Some records:
----------------

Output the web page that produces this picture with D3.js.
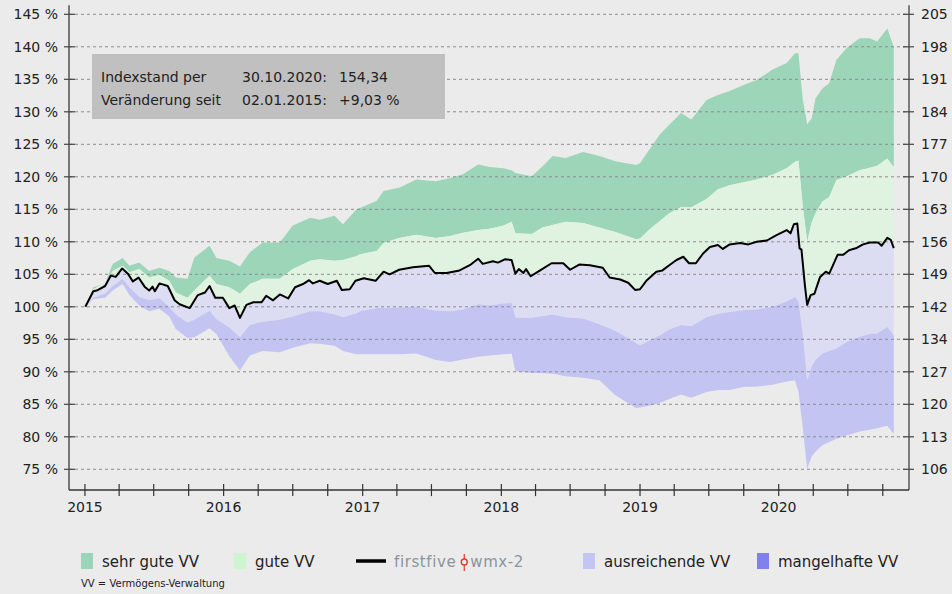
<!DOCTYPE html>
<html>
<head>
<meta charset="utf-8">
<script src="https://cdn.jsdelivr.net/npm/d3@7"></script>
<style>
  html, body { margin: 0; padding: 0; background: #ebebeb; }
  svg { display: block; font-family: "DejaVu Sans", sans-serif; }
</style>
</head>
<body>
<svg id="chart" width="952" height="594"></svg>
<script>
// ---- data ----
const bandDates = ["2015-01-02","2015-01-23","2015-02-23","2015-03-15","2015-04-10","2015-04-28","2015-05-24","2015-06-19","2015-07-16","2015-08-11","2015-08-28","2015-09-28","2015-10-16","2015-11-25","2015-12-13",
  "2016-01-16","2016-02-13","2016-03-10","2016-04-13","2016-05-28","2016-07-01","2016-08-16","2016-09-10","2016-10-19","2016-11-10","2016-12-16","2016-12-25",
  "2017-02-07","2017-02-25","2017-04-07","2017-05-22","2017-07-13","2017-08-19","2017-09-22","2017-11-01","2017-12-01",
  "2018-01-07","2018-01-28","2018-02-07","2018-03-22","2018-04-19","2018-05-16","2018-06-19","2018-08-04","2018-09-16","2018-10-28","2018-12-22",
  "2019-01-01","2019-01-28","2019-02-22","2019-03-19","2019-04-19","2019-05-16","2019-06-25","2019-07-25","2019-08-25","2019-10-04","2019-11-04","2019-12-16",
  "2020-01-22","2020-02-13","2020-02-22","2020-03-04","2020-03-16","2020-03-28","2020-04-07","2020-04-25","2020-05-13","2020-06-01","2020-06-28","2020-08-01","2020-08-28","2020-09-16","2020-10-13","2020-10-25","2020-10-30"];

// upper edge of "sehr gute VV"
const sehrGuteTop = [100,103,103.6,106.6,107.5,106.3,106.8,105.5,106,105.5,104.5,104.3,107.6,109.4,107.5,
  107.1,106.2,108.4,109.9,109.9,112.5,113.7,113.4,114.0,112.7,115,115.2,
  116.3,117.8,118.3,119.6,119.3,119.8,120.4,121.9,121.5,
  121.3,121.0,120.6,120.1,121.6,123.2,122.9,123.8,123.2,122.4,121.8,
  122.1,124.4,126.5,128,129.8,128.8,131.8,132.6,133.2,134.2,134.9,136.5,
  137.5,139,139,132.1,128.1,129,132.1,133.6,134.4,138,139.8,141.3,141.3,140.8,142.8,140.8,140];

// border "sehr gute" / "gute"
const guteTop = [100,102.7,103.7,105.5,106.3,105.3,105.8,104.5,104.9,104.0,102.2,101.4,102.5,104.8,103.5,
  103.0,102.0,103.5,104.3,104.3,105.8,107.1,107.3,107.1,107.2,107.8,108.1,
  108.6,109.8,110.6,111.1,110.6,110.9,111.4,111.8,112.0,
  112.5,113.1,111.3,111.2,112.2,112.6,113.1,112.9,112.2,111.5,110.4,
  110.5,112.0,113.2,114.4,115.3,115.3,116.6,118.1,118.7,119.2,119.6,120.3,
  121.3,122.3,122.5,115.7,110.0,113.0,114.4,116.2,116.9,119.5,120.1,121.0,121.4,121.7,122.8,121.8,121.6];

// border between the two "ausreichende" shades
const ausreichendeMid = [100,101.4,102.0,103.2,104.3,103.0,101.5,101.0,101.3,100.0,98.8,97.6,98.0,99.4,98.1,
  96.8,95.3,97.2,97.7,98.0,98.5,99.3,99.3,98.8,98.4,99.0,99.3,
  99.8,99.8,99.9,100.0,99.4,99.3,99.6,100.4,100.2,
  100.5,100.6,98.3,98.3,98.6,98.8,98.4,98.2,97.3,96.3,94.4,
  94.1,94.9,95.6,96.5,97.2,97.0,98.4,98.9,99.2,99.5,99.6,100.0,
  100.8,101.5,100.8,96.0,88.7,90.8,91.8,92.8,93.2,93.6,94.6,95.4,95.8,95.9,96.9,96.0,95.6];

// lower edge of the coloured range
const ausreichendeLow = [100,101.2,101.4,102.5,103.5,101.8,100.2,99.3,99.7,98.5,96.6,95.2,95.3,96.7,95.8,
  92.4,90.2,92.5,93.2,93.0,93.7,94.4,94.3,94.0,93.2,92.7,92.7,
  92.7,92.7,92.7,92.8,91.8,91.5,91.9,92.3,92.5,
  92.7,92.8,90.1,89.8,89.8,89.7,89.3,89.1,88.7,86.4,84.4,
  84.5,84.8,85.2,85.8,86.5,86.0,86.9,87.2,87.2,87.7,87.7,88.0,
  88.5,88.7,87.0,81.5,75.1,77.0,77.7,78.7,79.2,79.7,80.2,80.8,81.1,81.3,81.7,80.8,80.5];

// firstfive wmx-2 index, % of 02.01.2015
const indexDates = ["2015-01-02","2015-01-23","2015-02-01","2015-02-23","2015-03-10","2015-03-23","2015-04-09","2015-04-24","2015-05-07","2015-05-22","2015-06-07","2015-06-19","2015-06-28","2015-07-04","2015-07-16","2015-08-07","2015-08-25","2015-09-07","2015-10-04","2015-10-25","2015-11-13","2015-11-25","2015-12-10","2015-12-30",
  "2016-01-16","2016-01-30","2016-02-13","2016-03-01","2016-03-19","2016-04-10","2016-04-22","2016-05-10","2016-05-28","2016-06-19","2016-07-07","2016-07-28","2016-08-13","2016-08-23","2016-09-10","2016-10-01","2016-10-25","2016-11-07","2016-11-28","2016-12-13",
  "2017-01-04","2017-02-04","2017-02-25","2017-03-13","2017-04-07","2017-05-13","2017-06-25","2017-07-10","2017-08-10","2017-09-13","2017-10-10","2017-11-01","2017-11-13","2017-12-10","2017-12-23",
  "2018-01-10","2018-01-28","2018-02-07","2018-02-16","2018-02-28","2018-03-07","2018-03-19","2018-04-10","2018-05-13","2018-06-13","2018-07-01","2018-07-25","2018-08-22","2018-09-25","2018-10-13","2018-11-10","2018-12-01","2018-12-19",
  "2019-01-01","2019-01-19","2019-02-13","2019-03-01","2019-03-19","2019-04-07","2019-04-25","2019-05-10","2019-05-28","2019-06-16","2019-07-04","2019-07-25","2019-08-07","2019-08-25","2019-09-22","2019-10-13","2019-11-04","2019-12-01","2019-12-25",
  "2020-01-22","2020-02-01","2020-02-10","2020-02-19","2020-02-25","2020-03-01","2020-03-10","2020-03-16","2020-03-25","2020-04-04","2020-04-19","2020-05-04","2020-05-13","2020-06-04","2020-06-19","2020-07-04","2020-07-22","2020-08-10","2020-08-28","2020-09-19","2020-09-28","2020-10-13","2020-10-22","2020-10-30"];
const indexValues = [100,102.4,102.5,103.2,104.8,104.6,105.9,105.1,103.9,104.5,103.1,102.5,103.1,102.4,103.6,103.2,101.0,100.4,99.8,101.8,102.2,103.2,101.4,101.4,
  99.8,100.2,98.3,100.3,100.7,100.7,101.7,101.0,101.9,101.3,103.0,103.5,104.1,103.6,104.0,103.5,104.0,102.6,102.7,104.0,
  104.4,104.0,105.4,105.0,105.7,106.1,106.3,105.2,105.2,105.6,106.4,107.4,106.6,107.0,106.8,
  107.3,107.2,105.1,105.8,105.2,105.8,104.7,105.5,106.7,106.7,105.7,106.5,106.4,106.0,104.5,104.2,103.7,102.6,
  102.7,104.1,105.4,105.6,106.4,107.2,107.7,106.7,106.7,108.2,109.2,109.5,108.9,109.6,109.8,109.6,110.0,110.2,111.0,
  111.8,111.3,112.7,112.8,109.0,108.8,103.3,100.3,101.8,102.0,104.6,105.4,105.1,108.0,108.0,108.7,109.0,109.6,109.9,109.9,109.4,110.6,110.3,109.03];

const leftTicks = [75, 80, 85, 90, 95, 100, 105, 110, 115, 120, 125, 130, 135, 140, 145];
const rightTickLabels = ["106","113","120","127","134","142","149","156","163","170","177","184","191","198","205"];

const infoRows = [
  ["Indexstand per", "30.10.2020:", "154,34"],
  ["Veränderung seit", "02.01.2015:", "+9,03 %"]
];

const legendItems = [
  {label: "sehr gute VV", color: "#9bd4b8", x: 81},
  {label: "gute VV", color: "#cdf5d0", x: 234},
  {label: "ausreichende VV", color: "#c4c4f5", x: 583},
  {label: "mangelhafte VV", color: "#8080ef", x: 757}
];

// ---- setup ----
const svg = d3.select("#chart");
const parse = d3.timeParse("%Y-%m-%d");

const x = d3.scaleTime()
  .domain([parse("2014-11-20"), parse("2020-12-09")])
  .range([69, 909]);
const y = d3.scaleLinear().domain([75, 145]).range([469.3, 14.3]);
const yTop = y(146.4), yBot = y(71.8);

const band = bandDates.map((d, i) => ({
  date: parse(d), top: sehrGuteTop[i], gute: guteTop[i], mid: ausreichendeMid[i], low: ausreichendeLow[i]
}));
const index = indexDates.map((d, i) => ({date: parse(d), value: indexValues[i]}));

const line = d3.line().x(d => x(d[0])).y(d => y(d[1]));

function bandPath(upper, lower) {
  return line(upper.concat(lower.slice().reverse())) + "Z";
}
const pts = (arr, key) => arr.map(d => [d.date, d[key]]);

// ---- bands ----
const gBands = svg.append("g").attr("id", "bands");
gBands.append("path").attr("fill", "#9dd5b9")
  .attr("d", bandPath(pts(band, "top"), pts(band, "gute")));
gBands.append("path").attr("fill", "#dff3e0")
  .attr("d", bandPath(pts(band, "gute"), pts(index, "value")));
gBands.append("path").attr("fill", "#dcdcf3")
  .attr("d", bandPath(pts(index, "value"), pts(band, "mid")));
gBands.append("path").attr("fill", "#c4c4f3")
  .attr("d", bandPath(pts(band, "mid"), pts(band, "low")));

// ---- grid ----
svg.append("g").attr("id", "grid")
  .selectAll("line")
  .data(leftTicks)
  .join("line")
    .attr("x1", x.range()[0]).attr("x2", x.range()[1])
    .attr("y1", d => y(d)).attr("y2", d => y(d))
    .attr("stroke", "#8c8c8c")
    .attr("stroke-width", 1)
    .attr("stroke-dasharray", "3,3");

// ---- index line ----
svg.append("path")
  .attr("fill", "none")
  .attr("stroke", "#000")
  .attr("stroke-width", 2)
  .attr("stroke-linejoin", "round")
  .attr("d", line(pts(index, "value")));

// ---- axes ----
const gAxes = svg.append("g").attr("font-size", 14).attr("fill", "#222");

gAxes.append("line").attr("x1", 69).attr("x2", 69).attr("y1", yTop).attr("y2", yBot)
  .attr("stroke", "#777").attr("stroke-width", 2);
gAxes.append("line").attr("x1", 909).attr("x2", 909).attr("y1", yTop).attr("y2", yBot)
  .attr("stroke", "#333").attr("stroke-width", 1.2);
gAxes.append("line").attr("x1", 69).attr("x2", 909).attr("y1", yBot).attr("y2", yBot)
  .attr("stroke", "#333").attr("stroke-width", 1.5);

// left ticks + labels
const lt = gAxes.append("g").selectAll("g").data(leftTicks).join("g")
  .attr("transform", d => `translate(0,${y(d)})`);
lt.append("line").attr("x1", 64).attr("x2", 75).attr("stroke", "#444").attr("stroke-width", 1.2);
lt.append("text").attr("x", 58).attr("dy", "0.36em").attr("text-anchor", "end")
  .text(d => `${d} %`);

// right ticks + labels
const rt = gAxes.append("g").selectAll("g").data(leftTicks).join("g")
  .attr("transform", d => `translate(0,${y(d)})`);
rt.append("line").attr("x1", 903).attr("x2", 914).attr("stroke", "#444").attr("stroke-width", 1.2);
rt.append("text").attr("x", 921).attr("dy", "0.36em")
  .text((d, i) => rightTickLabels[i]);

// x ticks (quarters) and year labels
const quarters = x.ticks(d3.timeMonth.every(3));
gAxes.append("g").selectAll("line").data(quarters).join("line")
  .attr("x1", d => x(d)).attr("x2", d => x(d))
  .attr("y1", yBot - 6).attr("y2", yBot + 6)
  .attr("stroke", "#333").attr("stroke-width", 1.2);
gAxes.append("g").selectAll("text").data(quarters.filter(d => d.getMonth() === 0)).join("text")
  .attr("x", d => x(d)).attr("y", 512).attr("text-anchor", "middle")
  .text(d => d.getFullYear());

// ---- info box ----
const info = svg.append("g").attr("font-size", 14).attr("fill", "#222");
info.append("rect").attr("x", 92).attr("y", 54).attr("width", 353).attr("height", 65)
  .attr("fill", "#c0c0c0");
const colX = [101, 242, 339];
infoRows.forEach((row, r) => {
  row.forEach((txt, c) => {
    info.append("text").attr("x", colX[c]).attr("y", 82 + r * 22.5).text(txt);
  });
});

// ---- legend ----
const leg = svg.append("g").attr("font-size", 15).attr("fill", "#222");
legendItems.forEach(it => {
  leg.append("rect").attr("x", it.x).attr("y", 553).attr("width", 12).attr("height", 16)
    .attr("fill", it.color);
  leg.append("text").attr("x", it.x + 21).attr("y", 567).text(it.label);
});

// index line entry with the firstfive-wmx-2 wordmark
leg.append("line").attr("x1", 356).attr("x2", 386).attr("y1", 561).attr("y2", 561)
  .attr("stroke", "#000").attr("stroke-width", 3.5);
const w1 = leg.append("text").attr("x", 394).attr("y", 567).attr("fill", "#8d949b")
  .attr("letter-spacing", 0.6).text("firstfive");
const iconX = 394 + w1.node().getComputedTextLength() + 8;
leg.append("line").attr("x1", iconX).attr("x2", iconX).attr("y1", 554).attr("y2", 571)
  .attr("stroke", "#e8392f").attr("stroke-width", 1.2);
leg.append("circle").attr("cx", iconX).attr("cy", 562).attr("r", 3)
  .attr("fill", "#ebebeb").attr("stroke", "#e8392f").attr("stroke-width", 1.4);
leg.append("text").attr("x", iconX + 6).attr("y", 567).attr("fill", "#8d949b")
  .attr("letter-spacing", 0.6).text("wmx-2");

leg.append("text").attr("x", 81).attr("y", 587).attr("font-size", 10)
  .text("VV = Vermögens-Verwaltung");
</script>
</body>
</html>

----------------

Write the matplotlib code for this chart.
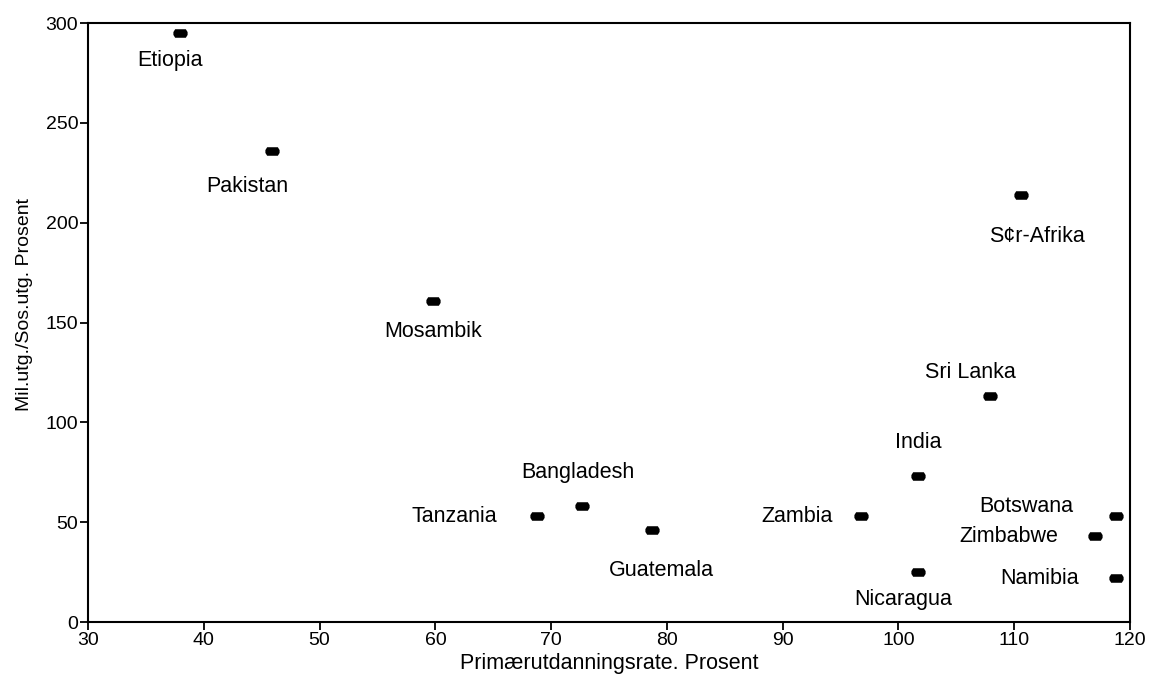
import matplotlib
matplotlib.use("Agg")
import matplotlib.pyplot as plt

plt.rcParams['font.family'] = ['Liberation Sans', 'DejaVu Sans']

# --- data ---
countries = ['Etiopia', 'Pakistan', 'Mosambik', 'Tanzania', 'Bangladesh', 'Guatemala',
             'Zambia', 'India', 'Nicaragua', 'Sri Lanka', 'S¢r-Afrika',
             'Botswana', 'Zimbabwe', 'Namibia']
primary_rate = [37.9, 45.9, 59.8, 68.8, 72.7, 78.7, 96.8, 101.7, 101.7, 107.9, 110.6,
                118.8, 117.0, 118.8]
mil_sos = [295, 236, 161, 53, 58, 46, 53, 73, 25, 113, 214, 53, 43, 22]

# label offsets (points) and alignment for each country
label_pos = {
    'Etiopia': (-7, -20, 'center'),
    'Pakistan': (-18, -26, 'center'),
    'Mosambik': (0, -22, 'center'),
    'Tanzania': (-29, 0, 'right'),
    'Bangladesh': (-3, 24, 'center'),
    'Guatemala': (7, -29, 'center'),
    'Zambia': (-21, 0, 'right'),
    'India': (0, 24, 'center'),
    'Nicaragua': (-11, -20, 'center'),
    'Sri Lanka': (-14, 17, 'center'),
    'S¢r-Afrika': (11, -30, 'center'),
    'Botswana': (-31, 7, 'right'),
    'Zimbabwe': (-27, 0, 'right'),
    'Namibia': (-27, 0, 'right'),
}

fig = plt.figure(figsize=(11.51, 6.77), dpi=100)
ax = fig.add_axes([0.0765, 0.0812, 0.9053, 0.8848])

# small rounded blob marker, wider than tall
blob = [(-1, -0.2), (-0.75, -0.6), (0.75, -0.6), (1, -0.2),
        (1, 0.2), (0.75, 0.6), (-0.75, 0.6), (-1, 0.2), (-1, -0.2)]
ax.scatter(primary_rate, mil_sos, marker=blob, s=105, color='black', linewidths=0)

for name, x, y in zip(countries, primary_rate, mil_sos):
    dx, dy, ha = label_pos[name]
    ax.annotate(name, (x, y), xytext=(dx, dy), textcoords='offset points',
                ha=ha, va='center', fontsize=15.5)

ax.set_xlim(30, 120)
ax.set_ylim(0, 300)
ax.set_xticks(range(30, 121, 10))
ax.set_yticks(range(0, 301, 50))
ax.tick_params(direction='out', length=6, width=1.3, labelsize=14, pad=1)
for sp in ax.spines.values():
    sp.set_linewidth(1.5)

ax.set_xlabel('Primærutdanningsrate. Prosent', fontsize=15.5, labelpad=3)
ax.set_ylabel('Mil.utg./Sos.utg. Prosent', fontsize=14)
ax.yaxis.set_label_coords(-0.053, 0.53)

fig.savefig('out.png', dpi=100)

----------------

== What is being asked ==
Reproduce, starting at the line containing "Write the matplotlib code for this chart." and stopping after the line containing "s=105, color='black', linewidths=0)", each of those lines exactly and no others; leave pictures out.

== Complete response ==
Write the matplotlib code for this chart.
import matplotlib
matplotlib.use("Agg")
import matplotlib.pyplot as plt

plt.rcParams['font.family'] = ['Liberation Sans', 'DejaVu Sans']

# --- data ---
countries = ['Etiopia', 'Pakistan', 'Mosambik', 'Tanzania', 'Bangladesh', 'Guatemala',
             'Zambia', 'India', 'Nicaragua', 'Sri Lanka', 'S¢r-Afrika',
             'Botswana', 'Zimbabwe', 'Namibia']
primary_rate = [37.9, 45.9, 59.8, 68.8, 72.7, 78.7, 96.8, 101.7, 101.7, 107.9, 110.6,
                118.8, 117.0, 118.8]
mil_sos = [295, 236, 161, 53, 58, 46, 53, 73, 25, 113, 214, 53, 43, 22]

# label offsets (points) and alignment for each country
label_pos = {
    'Etiopia': (-7, -20, 'center'),
    'Pakistan': (-18, -26, 'center'),
    'Mosambik': (0, -22, 'center'),
    'Tanzania': (-29, 0, 'right'),
    'Bangladesh': (-3, 24, 'center'),
    'Guatemala': (7, -29, 'center'),
    'Zambia': (-21, 0, 'right'),
    'India': (0, 24, 'center'),
    'Nicaragua': (-11, -20, 'center'),
    'Sri Lanka': (-14, 17, 'center'),
    'S¢r-Afrika': (11, -30, 'center'),
    'Botswana': (-31, 7, 'right'),
    'Zimbabwe': (-27, 0, 'right'),
    'Namibia': (-27, 0, 'right'),
}

fig = plt.figure(figsize=(11.51, 6.77), dpi=100)
ax = fig.add_axes([0.0765, 0.0812, 0.9053, 0.8848])

# small rounded blob marker, wider than tall
blob = [(-1, -0.2), (-0.75, -0.6), (0.75, -0.6), (1, -0.2),
        (1, 0.2), (0.75, 0.6), (-0.75, 0.6), (-1, 0.2), (-1, -0.2)]
ax.scatter(primary_rate, mil_sos, marker=blob, s=105, color='black', linewidths=0)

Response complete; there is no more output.